Where I Cannot Go…


It’s Monday again. Somehow, when my feet hit the floor running, I must have tripped because “the hurry-er I went, the behind-er I got”! By the time I got back from the school, I felt terrible. It’s never a good morning when Little Guy and I argue (he was convinced that his pants looked ok…even though they were 2” too short…I guess he had a growth spurt). It’s never a good morning when our conversation degenerates into single words: “Move!”, “socks”, “shoes”, “door”, “buckle”, “go!”…all spoken with the same bark and decibel as a shotgun blast. It’s never a good morning when we get in the car and the clock says 8:30…and the school bell rings at 8:30.

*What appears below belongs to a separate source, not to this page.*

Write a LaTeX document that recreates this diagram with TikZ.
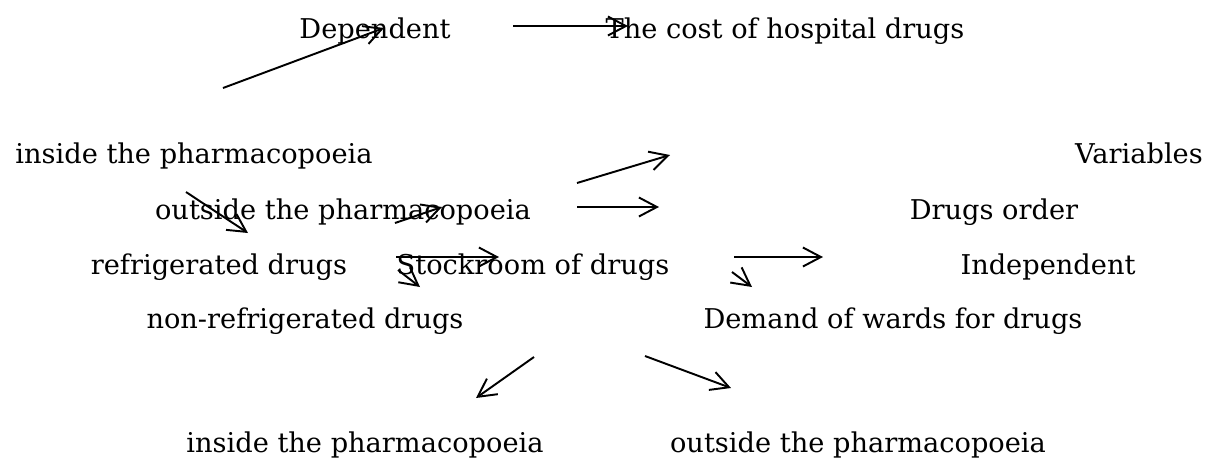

I pealed out of the driveway like Mario Andretti, talking just as quickly as I was driving, carefully explaining that I was taking Little Guy to the school’s “kiss ‘n ride” and explaining where to go and what to do when he got there. Apparently my driving was the only thing that was effective. We arrived at the “kiss ‘n ride” in 2 minutes but Little Guy just stared at me blankly. I got him out and patted him on the back, wishing him a good day. Then he started to run down the side laneway…I started yelling his name, and running after him, with my car still idling behind me. I managed to get his attention and headed in the front doors of the school, but the last sight I had was my red-faced child, wiping his eyes and trudging down the hall. The 5 supervising teachers were too engrossed in their own conversation to notice our “drama” right beside them.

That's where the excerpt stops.